Task goal: Quote the whole listing exactly. Leave the pictures out of your copy.

Supplied information:
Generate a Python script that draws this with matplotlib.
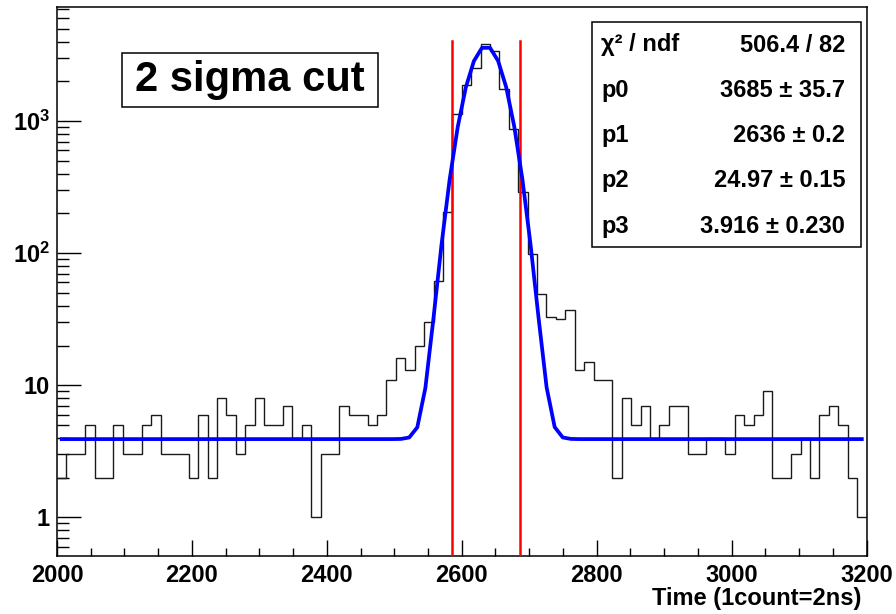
import numpy as np
import matplotlib
matplotlib.use('Agg')
import matplotlib.pyplot as plt
from matplotlib.ticker import MultipleLocator, LogLocator, FuncFormatter, NullFormatter
from matplotlib.patches import Rectangle

# ======================
# data
# ======================
x_min, x_max = 2000, 3200
counts = [2, 3, 3, 5, 2, 2, 5, 3, 3, 5,
          6, 3, 3, 3, 2, 6, 2, 8, 6, 3,
          5, 8, 5, 5, 7, 4, 5, 1, 3, 3,
          7, 6, 6, 5, 6, 11, 16, 13, 20, 30,
          62, 206, 1130, 1875, 2506, 3800, 3400, 1740, 865, 288,
          98, 49, 33, 32, 37, 13, 15, 11, 11, 2,
          8, 5, 7, 4, 5, 7, 7, 3, 3, 4,
          4, 3, 6, 5, 6, 9, 2, 2, 3, 4,
          2, 6, 7, 5, 2, 1]

# fit result (gaus + const) as printed in the stats box
p0, p0_err = 3685, 35.7
p1, p1_err = 2636, 0.2
p2, p2_err = 24.97, 0.15
p3, p3_err = 3.916, 0.230
chi2, ndf = 506.4, 82
n_sigma = 2
cut_top = 4050

xticks = [2000, 2200, 2400, 2600, 2800, 3000, 3200]
ylabels = {1: '1', 10: '10', 100: r'$\mathbf{10^{2}}$', 1000: r'$\mathbf{10^{3}}$'}

# ======================
# style
# ======================
plt.rcParams['font.family'] = ['Liberation Sans', 'DejaVu Sans']
plt.rcParams['font.weight'] = 'bold'
plt.rcParams['mathtext.fontset'] = 'custom'
plt.rcParams['mathtext.rm'] = 'Liberation Sans'
plt.rcParams['mathtext.bf'] = 'Liberation Sans:bold'

W, H = 896, 614


def fx(x):
    return x / W


def fy(y):
    return 1 - y / H


fig = plt.figure(figsize=(W / 100, H / 100), dpi=100)
ax = fig.add_axes([fx(57), fy(555.5), fx(866.5) - fx(57), fy(7) - fy(555.5)])

# histogram
edges = np.linspace(x_min, x_max, len(counts) + 1)
ax.stairs(counts, edges, color='#1a1a1a', linewidth=1.0, baseline=None, zorder=2)

# 2 sigma cut lines
for xc in (p1 - n_sigma * p2, p1 + n_sigma * p2):
    ax.plot([xc, xc], [0.1, cut_top], color='#ff0000', linewidth=1.8, zorder=3)

# fitted function, drawn like ROOT with 100 points over bin centres
w = edges[1] - edges[0]
xf = np.linspace(x_min + w / 2, x_max - w / 2, 100)
yf = p0 * np.exp(-0.5 * ((xf - p1) / p2) ** 2) + p3
ax.plot(xf, yf, color='#0000ff', linewidth=2.7, zorder=4)

ax.set_xlim(x_min, x_max)
ax.set_yscale('log')
ax.set_ylim(0.515, 7300)

# axes / ticks
ax.set_xticks(xticks)
ax.xaxis.set_minor_locator(MultipleLocator(50))
ax.yaxis.set_major_locator(LogLocator(base=10, subs=(1.0,)))
ax.yaxis.set_minor_locator(LogLocator(base=10, subs=np.arange(2, 10), numticks=20))
ax.yaxis.set_major_formatter(FuncFormatter(lambda v, pos: ylabels.get(int(round(v)), '')))
ax.yaxis.set_minor_formatter(NullFormatter())
ax.tick_params(axis='x', which='major', direction='in', length=11.5, width=1, pad=6, labelsize=17)
ax.tick_params(axis='x', which='minor', direction='in', length=5.5, width=1)
ax.tick_params(axis='y', which='major', direction='in', length=17, width=1, pad=5, labelsize=17)
ax.tick_params(axis='y', which='minor', direction='in', length=8.5, width=1)
for lab in ax.get_xticklabels() + ax.get_yticklabels():
    lab.set_fontweight('bold')
for sp in ax.spines.values():
    sp.set_linewidth(1.1)

fig.text(fx(861), fy(598), 'Time (1count=2ns)', ha='right', va='center',
         fontsize=17, fontweight='bold')

# "2 sigma cut" label box
fig.patches.append(Rectangle((fx(122), fy(107)), fx(378) - fx(122), fy(53) - fy(107),
                             transform=fig.transFigure, facecolor='white',
                             edgecolor='black', linewidth=1.1, zorder=5))
fig.text(fx(250), fy(80), '%d sigma cut' % n_sigma, ha='center', va='center',
         fontsize=30, fontweight='bold', zorder=6)

# stats box
fig.patches.append(Rectangle((fx(592), fy(247)), fx(861) - fx(592), fy(22) - fy(247),
                             transform=fig.transFigure, facecolor='white',
                             edgecolor='black', linewidth=1.1, zorder=5))
rows = [
    ('χ² / ndf', '%.1f / %d' % (chi2, ndf)),
    ('p0', '%d ± %.1f' % (p0, p0_err)),
    ('p1', '%d ± %.1f' % (p1, p1_err)),
    ('p2', '%.2f ± %.2f' % (p2, p2_err)),
    ('p3', '%.3f ± %.3f' % (p3, p3_err)),
]
for i, (name, val) in enumerate(rows):
    yy = 45 + 45.3 * i
    fig.text(fx(601), fy(yy), name, ha='left', va='center', fontsize=17, fontweight='bold', zorder=6)
    fig.text(fx(845), fy(yy), val, ha='right', va='center', fontsize=17, fontweight='bold', zorder=6)

plt.savefig('out.png', dpi=100)
plt.close()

Exercise response:
Generate a Python script that draws this with matplotlib.
import numpy as np
import matplotlib
matplotlib.use('Agg')
import matplotlib.pyplot as plt
from matplotlib.ticker import MultipleLocator, LogLocator, FuncFormatter, NullFormatter
from matplotlib.patches import Rectangle

# ======================
# data
# ======================
x_min, x_max = 2000, 3200
counts = [2, 3, 3, 5, 2, 2, 5, 3, 3, 5,
          6, 3, 3, 3, 2, 6, 2, 8, 6, 3,
          5, 8, 5, 5, 7, 4, 5, 1, 3, 3,
          7, 6, 6, 5, 6, 11, 16, 13, 20, 30,
          62, 206, 1130, 1875, 2506, 3800, 3400, 1740, 865, 288,
          98, 49, 33, 32, 37, 13, 15, 11, 11, 2,
          8, 5, 7, 4, 5, 7, 7, 3, 3, 4,
          4, 3, 6, 5, 6, 9, 2, 2, 3, 4,
          2, 6, 7, 5, 2, 1]

# fit result (gaus + const) as printed in the stats box
p0, p0_err = 3685, 35.7
p1, p1_err = 2636, 0.2
p2, p2_err = 24.97, 0.15
p3, p3_err = 3.916, 0.230
chi2, ndf = 506.4, 82
n_sigma = 2
cut_top = 4050

xticks = [2000, 2200, 2400, 2600, 2800, 3000, 3200]
ylabels = {1: '1', 10: '10', 100: r'$\mathbf{10^{2}}$', 1000: r'$\mathbf{10^{3}}$'}

# ======================
# style
# ======================
plt.rcParams['font.family'] = ['Liberation Sans', 'DejaVu Sans']
plt.rcParams['font.weight'] = 'bold'
plt.rcParams['mathtext.fontset'] = 'custom'
plt.rcParams['mathtext.rm'] = 'Liberation Sans'
plt.rcParams['mathtext.bf'] = 'Liberation Sans:bold'

W, H = 896, 614


def fx(x):
    return x / W


def fy(y):
    return 1 - y / H


fig = plt.figure(figsize=(W / 100, H / 100), dpi=100)
ax = fig.add_axes([fx(57), fy(555.5), fx(866.5) - fx(57), fy(7) - fy(555.5)])

# histogram
edges = np.linspace(x_min, x_max, len(counts) + 1)
ax.stairs(counts, edges, color='#1a1a1a', linewidth=1.0, baseline=None, zorder=2)

# 2 sigma cut lines
for xc in (p1 - n_sigma * p2, p1 + n_sigma * p2):
    ax.plot([xc, xc], [0.1, cut_top], color='#ff0000', linewidth=1.8, zorder=3)

# fitted function, drawn like ROOT with 100 points over bin centres
w = edges[1] - edges[0]
xf = np.linspace(x_min + w / 2, x_max - w / 2, 100)
yf = p0 * np.exp(-0.5 * ((xf - p1) / p2) ** 2) + p3
ax.plot(xf, yf, color='#0000ff', linewidth=2.7, zorder=4)

ax.set_xlim(x_min, x_max)
ax.set_yscale('log')
ax.set_ylim(0.515, 7300)

# axes / ticks
ax.set_xticks(xticks)
ax.xaxis.set_minor_locator(MultipleLocator(50))
ax.yaxis.set_major_locator(LogLocator(base=10, subs=(1.0,)))
ax.yaxis.set_minor_locator(LogLocator(base=10, subs=np.arange(2, 10), numticks=20))
ax.yaxis.set_major_formatter(FuncFormatter(lambda v, pos: ylabels.get(int(round(v)), '')))
ax.yaxis.set_minor_formatter(NullFormatter())
ax.tick_params(axis='x', which='major', direction='in', length=11.5, width=1, pad=6, labelsize=17)
ax.tick_params(axis='x', which='minor', direction='in', length=5.5, width=1)
ax.tick_params(axis='y', which='major', direction='in', length=17, width=1, pad=5, labelsize=17)
ax.tick_params(axis='y', which='minor', direction='in', length=8.5, width=1)
for lab in ax.get_xticklabels() + ax.get_yticklabels():
    lab.set_fontweight('bold')
for sp in ax.spines.values():
    sp.set_linewidth(1.1)

fig.text(fx(861), fy(598), 'Time (1count=2ns)', ha='right', va='center',
         fontsize=17, fontweight='bold')

# "2 sigma cut" label box
fig.patches.append(Rectangle((fx(122), fy(107)), fx(378) - fx(122), fy(53) - fy(107),
                             transform=fig.transFigure, facecolor='white',
                             edgecolor='black', linewidth=1.1, zorder=5))
fig.text(fx(250), fy(80), '%d sigma cut' % n_sigma, ha='center', va='center',
         fontsize=30, fontweight='bold', zorder=6)

# stats box
fig.patches.append(Rectangle((fx(592), fy(247)), fx(861) - fx(592), fy(22) - fy(247),
                             transform=fig.transFigure, facecolor='white',
                             edgecolor='black', linewidth=1.1, zorder=5))
rows = [
    ('χ² / ndf', '%.1f / %d' % (chi2, ndf)),
    ('p0', '%d ± %.1f' % (p0, p0_err)),
    ('p1', '%d ± %.1f' % (p1, p1_err)),
    ('p2', '%.2f ± %.2f' % (p2, p2_err)),
    ('p3', '%.3f ± %.3f' % (p3, p3_err)),
]
for i, (name, val) in enumerate(rows):
    yy = 45 + 45.3 * i
    fig.text(fx(601), fy(yy), name, ha='left', va='center', fontsize=17, fontweight='bold', zorder=6)
    fig.text(fx(845), fy(yy), val, ha='right', va='center', fontsize=17, fontweight='bold', zorder=6)

plt.savefig('out.png', dpi=100)
plt.close()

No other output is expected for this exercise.